There is a high chance that the number of mortgage-holders who are already in negative equity is larger than what current industry figures are showing.

There is a high chance that the number of mortgage-holders who are already in negative equity is larger than what current industry figures are showing, an analysis by Macquarie said.

One in 25 mortgage holders is already in negative equity, Macquarie equity research analyst Victor German told The Australian Financial Review.

In his analysis, German used the data recently released by the big four lenders. ANZ's has the highest percentage of mortgage-holders in negative equity at 5%. When offset accounts are considered, the bank’s negative equity figure goes down to 4.25%.

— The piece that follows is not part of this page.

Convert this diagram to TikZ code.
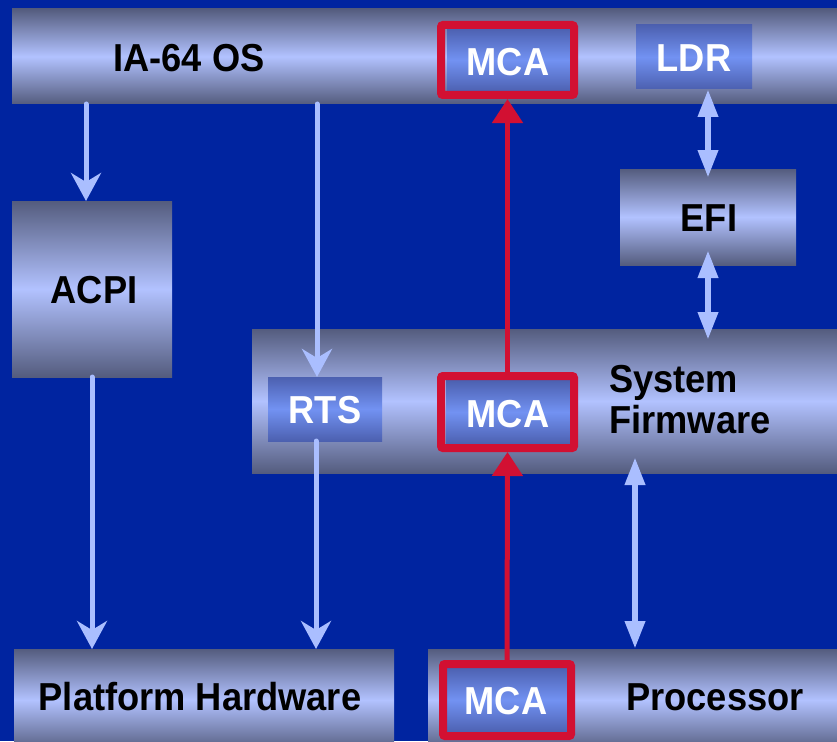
\documentclass[tikz,border=0pt]{standalone}
\usepackage{fontspec}
\setmainfont{Liberation Sans}
\newfontfamily\dfont[FakeStretch=0.93]{Liberation Sans}
\usetikzlibrary{arrows.meta,calc}
\definecolor{bg}{RGB}{0,36,160}
\definecolor{gdark}{RGB}{84,92,126}
\definecolor{glight}{RGB}{178,194,255}
\definecolor{bdark}{RGB}{76,96,176}
\definecolor{blight}{RGB}{114,146,242}
\definecolor{arr}{RGB}{170,190,255}
\definecolor{mcared}{RGB}{210,16,50}
\tikzset{
  sz/.style n args={2}{minimum width=#1pt, minimum height=#2pt},
  greybox/.style={anchor=north west, inner sep=0pt, outer sep=0pt, draw=none,
    top color=gdark, bottom color=gdark, middle color=glight},
  bluebox/.style={anchor=north west, inner sep=0pt, outer sep=0pt, draw=none,
    top color=bdark, bottom color=bdark, middle color=blight},
  redbox/.style={anchor=north west, inner sep=0pt, draw=mcared, line width=8pt, rounded corners=2pt},
  txt/.style={font=\dfont\fontsize{39}{41}\selectfont\bfseries, inner sep=0pt, anchor=base, text=black},
  wtxt/.style={txt, text=white},
  lt/.style={draw=arr, line width=5pt, line cap=round, -{Stealth[length=28pt,width=30pt,inset=9pt]}},
  dbl/.style={draw=arr, line width=6.5pt, {Triangle[length=28pt,width=19pt]}-{Triangle[length=28pt,width=19pt]}},
  redarr/.style={draw=mcared, line width=5pt, -{Triangle[length=24pt,width=30pt]}}
}
\begin{document}
\begin{tikzpicture}[x=1pt, y=-1pt]
\useasboundingbox (0,0) rectangle (837,741);
\fill[bg] (0,0) rectangle (837,741);
% grey boxes
\node[greybox, sz={830}{95}] (os) at (12,9) {};
\node[greybox, sz={160}{176}] (acpi) at (12,201) {};
\node[greybox, sz={176}{96}] (efi) at (620,169) {};
\node[greybox, sz={590}{144}] (sfw) at (252,329) {};
\node[greybox, sz={380}{102}] (ph) at (14,649) {};
\node[greybox, sz={415}{102}] (proc) at (428,649) {};
% blue boxes
\node[bluebox, sz={124}{64}] (mcaTb) at (447,28) {};
\node[bluebox, sz={116}{64}] (ldr) at (636,25) {};
\node[bluebox, sz={114}{64}] (rts) at (268,377) {};
\node[bluebox, sz={124}{64}] (mcaMb) at (446,380) {};
\node[bluebox, sz={123}{66}] (mcaBb) at (446,667) {};
% red outlines
\node[redbox, sz={133}{70}] (mcaT) at (437,21) {};
\node[redbox, sz={133}{72}] (mcaM) at (437,372) {};
\node[redbox, sz={128}{72}] (mcaB) at (439,660) {};
% texts
\node[txt] (tos) at (189,72) {IA-64 OS};
\node[wtxt] (tmcaT) at (508,76) {MCA};
\node[wtxt] (tldr) at (694,72) {LDR};
\node[txt] (tefi) at (709,231) {EFI};
\node[txt] (tacpi) at (94,303) {ACPI};
\node[wtxt] (trts) at (325,423) {RTS};
\node[wtxt] (tmcaM) at (508,427) {MCA};
\node[txt, anchor=base west, align=left] (tsfw) at (609,433) {System\\Firmware};
\node[txt] (tph) at (200,710) {Platform Hardware};
\node[wtxt] (tmcaB) at (506,714) {MCA};
\node[txt] (tproc) at (715,710) {Processor};
% light arrows
\draw[lt] (86,0 |- os.south) -- (86,0 |- acpi.north);
\draw[lt] (92,0 |- acpi.south) -- (92,0 |- ph.north);
\draw[lt] (317,0 |- os.south) -- (317,0 |- rts.north);
\draw[lt] (316,0 |- rts.south) -- (316,0 |- ph.north);
\draw[dbl, shorten >=-9pt] (708,0 |- ldr.south) -- (708,0 |- efi.north);
\draw[dbl, shorten <=-15pt, shorten >=-11pt] (708,0 |- efi.south) -- (708,0 |- sfw.north);
\draw[dbl, shorten <=-16pt] (635,0 |- sfw.south) -- (635,0 |- proc.north);
% red arrows
\draw[redarr] (mcaM.north) -- (mcaT.south);
\draw[redarr] (mcaB.north) -- (mcaM.south);
\end{tikzpicture}
\end{document}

CBA reported the second-highest share at 3%, followed by Westpac's 1.6%. NAB recorded the lowest negative equity figure at 1%.

Citing figures from the Reserve Bank of Australia, German said around 2.5% to 3.5% of all bank mortgages by value are in negative equity — he believes, however, that this could be higher.

"Given further declines in property values in recent months, in our view, these figures are likely to be understated. Based on the most recent house price movements, negative equity at the system level is around 4%," he said.

The understatement, German believes, could be due to the different methodologies used by banks to compute for the proportion of home loans in negative equity.

For instance, ANZ and CBA both compute for their respective negative equity data by dividing the combined customer debt secured by the property by the dwelling value. The only difference is that CBA publishes the number of loans in negative equity rather than the overall value. German said CBA's negative equity data could be as high as 4.2% if the benchmarks of the RBA are used.

NAB, on the other hand, uses state-based pricing index to compute for the number of loans in negative equity.

"In our view, it materially understates the extent of the issue," German said.

Westpac's computation is also inconsistent — German said its exposure in Western Australia at 4% is significantly lower than the RBA's figure of 14%.

German said the worsening economic conditions might increase the number of homeowners who may owe more than how much their property is worth.

In a previous Your Mortgage report, ANZ Banking Group chief executive Shayne Elliot said the sluggish growth in income could make matters worse for people in danger of negative equity.

"Wage growth is stubbornly low. ANZ is a little bit worried about families out there doing it a little bit tough," he said.